A Disturbing Trend: Dad's Not Home

June 15, 1998

Behind the stereotypical American child there stands "Dad" - showing how to swing a bat; forcing the wrenching honor of telling the truth; returning home from a long day's work.

But for a growing number of children with no father at home, the golden-glow image of the paragon father is becoming a cruel illusion.

The proportion of fatherless homes is steadily rising, say experts.

This Father's Day, the American home wakes up to some harsh facts:

* Only 67 percent of youths currently live with their fathers, according to a 1997 Gallup Youth Survey;

* The absence helps explain why only half of America's children will spend their entire childhood in an intact family, according to the National Fatherhood Initiative in Gaithersburg, Md.

* Compared with children in a two-parent household, children living without their biological fathers have more often been poor, broken the law, suffered from abuse, and confronted health, psychological, and educational problems, say parenting experts.

"I wish I could say there were optimistic signs, but the trends just keep getting worse," says Wade Horn, president of the National Fatherhood Initiative - a group that seeks to promote effective fathering through publications and conferences.

Cultural trends

Experts say many forces are tearing down the American Dad.

Some pinpoint culprits like no-fault divorce. Others point to sweeping social trends. They note the decline since the 1960s of a sense of obligation to family and community and a rise in a creed of "self-fulfillment."

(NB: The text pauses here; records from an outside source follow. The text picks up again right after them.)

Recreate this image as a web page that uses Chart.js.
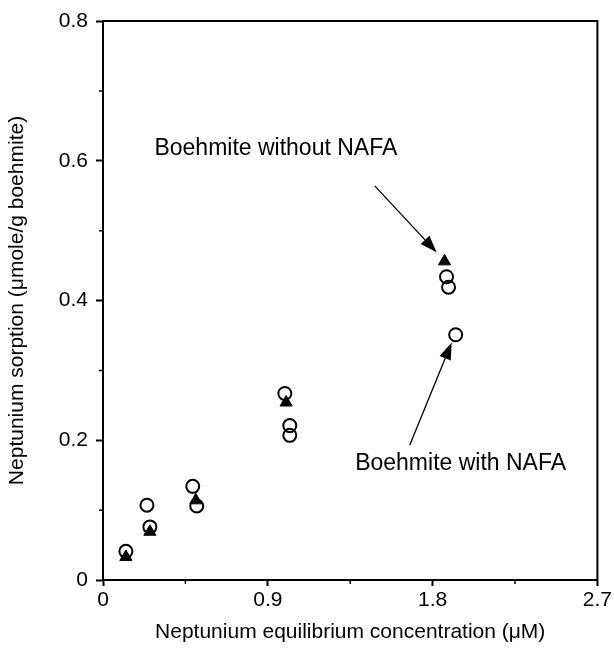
<!DOCTYPE html>
<html>
<head>
<meta charset="utf-8">
<script src="https://cdn.jsdelivr.net/npm/chart.js@4"></script>
<style>
  html, body { margin: 0; padding: 0; background: #fff; }
  #wrap { width: 614px; height: 651px; }
</style>
</head>
<body>
<div id="wrap"><canvas id="npChart" width="614" height="651"></canvas></div>
<script>
// Boehmite without NAFA (filled triangles)
const withoutX = [0.125, 0.256, 0.507, 1.0, 1.865];
const withoutY = [0.033, 0.069, 0.114, 0.254, 0.456];

// Boehmite with NAFA (open circles)
const withX = [0.125, 0.24, 0.256, 0.49, 0.512, 0.993, 1.02, 1.02, 1.876, 1.887, 1.926];
const withY = [0.041, 0.107, 0.076, 0.134, 0.106, 0.267, 0.221, 0.207, 0.434, 0.419, 0.351];

const xTicks = [0, 0.9, 1.8, 2.7];
const yTicks = [0, 0.2, 0.4, 0.6, 0.8];
const xMinor = [0.45, 1.35, 2.25];
const yMinor = [0.1, 0.3, 0.5, 0.7];

const labelFont = "'Liberation Sans', Arial, sans-serif";

// annotation text + arrows, in data units
const notes = [
  { text: "Boehmite without NAFA", tx: 0.944, ty: 0.618, from: [1.484, 0.564], to: [1.822, 0.469] },
  { text: "Boehmite with NAFA", tx: 1.953, ty: 0.166, from: [1.675, 0.193], to: [1.904, 0.340] },
];

function toPoints(xs, ys) {
  return xs.map((x, i) => ({ x: x, y: ys[i] }));
}

const extras = {
  id: "extras",
  afterDraw(chart) {
    const { ctx, chartArea: a, scales: { x, y } } = chart;
    ctx.save();
    ctx.strokeStyle = "#000";
    ctx.lineWidth = 2;
    ctx.strokeRect(a.left, a.top, a.right - a.left, a.bottom - a.top);

    // minor ticks
    ctx.lineWidth = 1.5;
    ctx.beginPath();
    xMinor.forEach((v) => {
      const px = x.getPixelForValue(v);
      ctx.moveTo(px, a.bottom);
      ctx.lineTo(px, a.bottom + 4);
    });
    yMinor.forEach((v) => {
      const py = y.getPixelForValue(v);
      ctx.moveTo(a.left, py);
      ctx.lineTo(a.left - 4, py);
    });
    ctx.stroke();

    // notes
    ctx.fillStyle = "#000";
    ctx.font = "23px " + labelFont;
    ctx.textAlign = "center";
    ctx.textBaseline = "middle";
    notes.forEach((n) => {
      ctx.fillText(n.text, x.getPixelForValue(n.tx), y.getPixelForValue(n.ty));
      const x1 = x.getPixelForValue(n.from[0]), y1 = y.getPixelForValue(n.from[1]);
      const x2 = x.getPixelForValue(n.to[0]), y2 = y.getPixelForValue(n.to[1]);
      const ang = Math.atan2(y2 - y1, x2 - x1);
      const len = 17, half = 6;
      const bx = x2 - len * Math.cos(ang), by = y2 - len * Math.sin(ang);
      ctx.lineWidth = 1.3;
      ctx.beginPath();
      ctx.moveTo(x1, y1);
      ctx.lineTo(bx, by);
      ctx.stroke();
      ctx.beginPath();
      ctx.moveTo(x2, y2);
      ctx.lineTo(bx + half * Math.sin(ang), by - half * Math.cos(ang));
      ctx.lineTo(bx - half * Math.sin(ang), by + half * Math.cos(ang));
      ctx.closePath();
      ctx.fill();
    });
    ctx.restore();
  },
};

new Chart(document.getElementById("npChart"), {
  type: "scatter",
  data: {
    datasets: [
      {
        label: "Boehmite without NAFA",
        data: toPoints(withoutX, withoutY),
        pointStyle: "triangle",
        pointRadius: 7,
        backgroundColor: "#000",
        borderColor: "#000",
        borderWidth: 1,
      },
      {
        label: "Boehmite with NAFA",
        data: toPoints(withX, withY),
        pointStyle: "circle",
        pointRadius: 6.5,
        backgroundColor: "rgba(255,255,255,0)",
        borderColor: "#000",
        borderWidth: 2,
      },
    ],
  },
  plugins: [extras],
  options: {
    responsive: false,
    animation: false,
    layout: { padding: { top: 21, right: 16, left: 0, bottom: 0 } },
    plugins: { legend: { display: false }, tooltip: { enabled: false } },
    scales: {
      x: {
        type: "linear",
        min: 0,
        max: 2.7,
        afterFit: (s) => { s.height = 71; },
        afterBuildTicks: (s) => { s.ticks = xTicks.map((v) => ({ value: v })); },
        border: { display: true, color: "#000", width: 2 },
        grid: { drawOnChartArea: false, drawTicks: true, tickLength: 6, tickColor: "#000", tickWidth: 2 },
        ticks: {
          color: "#000",
          font: { family: labelFont, size: 21 },
          padding: 2,
          maxRotation: 0,
          callback: (v) => (v === 0 ? "0" : v.toFixed(1)),
        },
        title: {
          display: true,
          text: "Neptunium equilibrium concentration (μM)",
          color: "#000",
          font: { family: labelFont, size: 21 },
          padding: { top: 0, bottom: 6 },
        },
      },
      y: {
        type: "linear",
        min: 0,
        max: 0.8,
        afterFit: (s) => { s.width = 103; },
        afterBuildTicks: (s) => { s.ticks = yTicks.map((v) => ({ value: v })); },
        border: { display: true, color: "#000", width: 2 },
        grid: { drawOnChartArea: false, drawTicks: true, tickLength: 7, tickColor: "#000", tickWidth: 2 },
        ticks: {
          color: "#000",
          font: { family: labelFont, size: 21 },
          padding: 8,
          callback: (v) => (v === 0 ? "0" : v.toFixed(1)),
        },
        title: {
          display: true,
          text: "Neptunium sorption (μmole/g boehmite)",
          color: "#000",
          font: { family: labelFont, size: 21 },
          padding: { top: 5, bottom: 0 },
        },
      },
    },
  },
});
</script>
</body>
</html>
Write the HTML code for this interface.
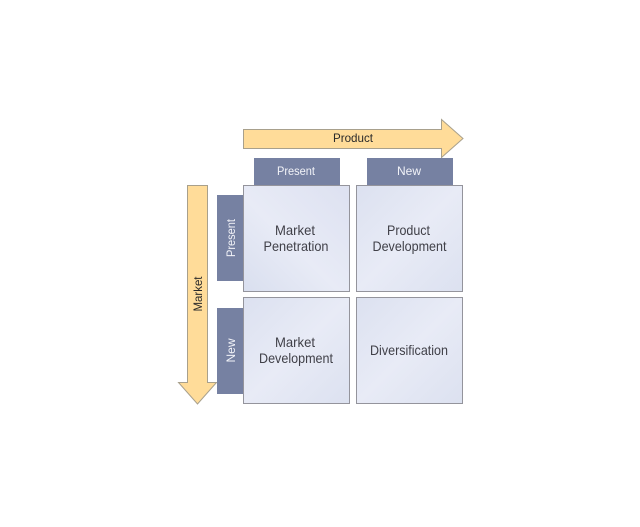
<!DOCTYPE html>
<html>
<head>
<meta charset="utf-8">
<style>
html,body{margin:0;padding:0;background:#fff;width:640px;height:527px;overflow:hidden}
svg{display:block}
text{font-family:"Liberation Sans",sans-serif;text-anchor:middle}
.m{font-size:14px;fill:#404048}
.t{font-size:12px;fill:#f2f3f8}
.a{font-size:12px;fill:#2a2a2a}
</style>
</head>
<body>
<svg width="640" height="527" viewBox="0 0 640 527" xmlns="http://www.w3.org/2000/svg">
<defs>
<linearGradient id="g1" x1="0" y1="1" x2="1" y2="0"><stop offset="0" stop-color="#d9dfef"/><stop offset="0.45" stop-color="#e8ebf6"/><stop offset="1" stop-color="#dde1f1"/></linearGradient>
<linearGradient id="g2" x1="0" y1="0" x2="1" y2="1"><stop offset="0" stop-color="#dce1f0"/><stop offset="0.5" stop-color="#e8ebf6"/><stop offset="1" stop-color="#dce1f0"/></linearGradient>
</defs>

<polygon points="243.5,129.5 441.5,129.5 441.5,119.5 463,138.5 441.5,157.5 441.5,148.5 243.5,148.5" fill="#ffdc99" stroke="#a8a08c" stroke-width="1"/>
<polygon points="187.5,185.5 207.5,185.5 207.5,382.5 216.5,382.5 197.5,404 178.5,382.5 187.5,382.5" fill="#ffdc99" stroke="#a8a08c" stroke-width="1"/>

<rect x="254.5" y="158.5" width="85" height="27" fill="#7681a2" stroke="#7681a2"/>
<rect x="367.5" y="158.5" width="85" height="27" fill="#7681a2" stroke="#7681a2"/>
<rect x="217.5" y="195.5" width="26" height="85" fill="#7681a2" stroke="#7681a2"/>
<rect x="217.5" y="308.5" width="26" height="85" fill="#7681a2" stroke="#7681a2"/>

<rect x="243.5" y="185.5" width="106" height="106" fill="url(#g1)" stroke="#94949c"/>
<rect x="356.5" y="185.5" width="106" height="106" fill="url(#g2)" stroke="#94949c"/>
<rect x="243.5" y="297.5" width="106" height="106" fill="url(#g2)" stroke="#94949c"/>
<rect x="356.5" y="297.5" width="106" height="106" fill="url(#g2)" stroke="#94949c"/>

<text class="a" x="353" y="142" textLength="40" lengthAdjust="spacingAndGlyphs">Product</text>
<text class="t" x="296" y="175" textLength="38" lengthAdjust="spacingAndGlyphs">Present</text>
<text class="t" x="409" y="175" textLength="24" lengthAdjust="spacingAndGlyphs">New</text>
<text class="t" transform="translate(235 238) rotate(-90)" textLength="38" lengthAdjust="spacingAndGlyphs">Present</text>
<text class="t" transform="translate(235 350.5) rotate(-90)" textLength="24" lengthAdjust="spacingAndGlyphs">New</text>
<text class="a" transform="translate(202 294) rotate(-90)" textLength="35" lengthAdjust="spacingAndGlyphs">Market</text>

<text class="m" x="295" y="235" textLength="40" lengthAdjust="spacingAndGlyphs">Market</text>
<text class="m" x="296" y="251" textLength="65" lengthAdjust="spacingAndGlyphs">Penetration</text>
<text class="m" x="408.5" y="235" textLength="43" lengthAdjust="spacingAndGlyphs">Product</text>
<text class="m" x="409.5" y="251" textLength="74" lengthAdjust="spacingAndGlyphs">Development</text>
<text class="m" x="295" y="347" textLength="40" lengthAdjust="spacingAndGlyphs">Market</text>
<text class="m" x="296" y="363" textLength="74" lengthAdjust="spacingAndGlyphs">Development</text>
<text class="m" x="409" y="355" textLength="78" lengthAdjust="spacingAndGlyphs">Diversification</text>
</svg>
</body>
</html>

Americans, they say, tend less toward giving and more toward taking. Many men shirk fatherhood because it is a long-term investment demanding immediate sacrifice. To many men it pales next to the consumer culture's carnival of instant, push-button gratifications.

Still, there is a growing awareness of both the decline in American fatherhood and the myriad problems from a shortage of hands-on fathers, say family experts.

"All over the country there seems to be an awakening in terms of the absence of dads, but there is still a growing [fatherlessness] trend dating back to the 1960s," says Ron Klinger at the Center for Successful Fathering Inc. in Austin, Texas.

More than a parenting issue

The decline in fatherhood is especially jarring when posed against the vigor of the US economy. Indeed, the world's most competitive economy is also No. 1 among industrialized countries in fatherlessness, say experts.

"It is the best of times and the worst of times," says Ken Canfield, president of the National Center for Fathering in Kansas City, Mo.

Such a contradiction can't stand for long. "Any capitalist knows that to truly help the system survive, you will have to have a heart for the fatherless, the unfortunate, the weak," says Mr. Canfield.

A work force raised without the love and discipline of both mother and father will probably falter, experts say.

"Fatherlessness is a predictor of every bad thing you can imagine when it comes to children, and almost everything you can imagine when it comes to social pathologies in general," Mr. Horn says.

In contrast, good fathering in most cases is a sure-fire path to well-being - for children, society, and fathers.

Kids help Dad succeed

Men who are close day-to-day to their children tend to do better in their careers, Horn says He adds that they are also happier, healthier, and wealthier than men who are distant from their children. (The same holds true for women with children, despite long-standing claims to the contrary, says Horn.)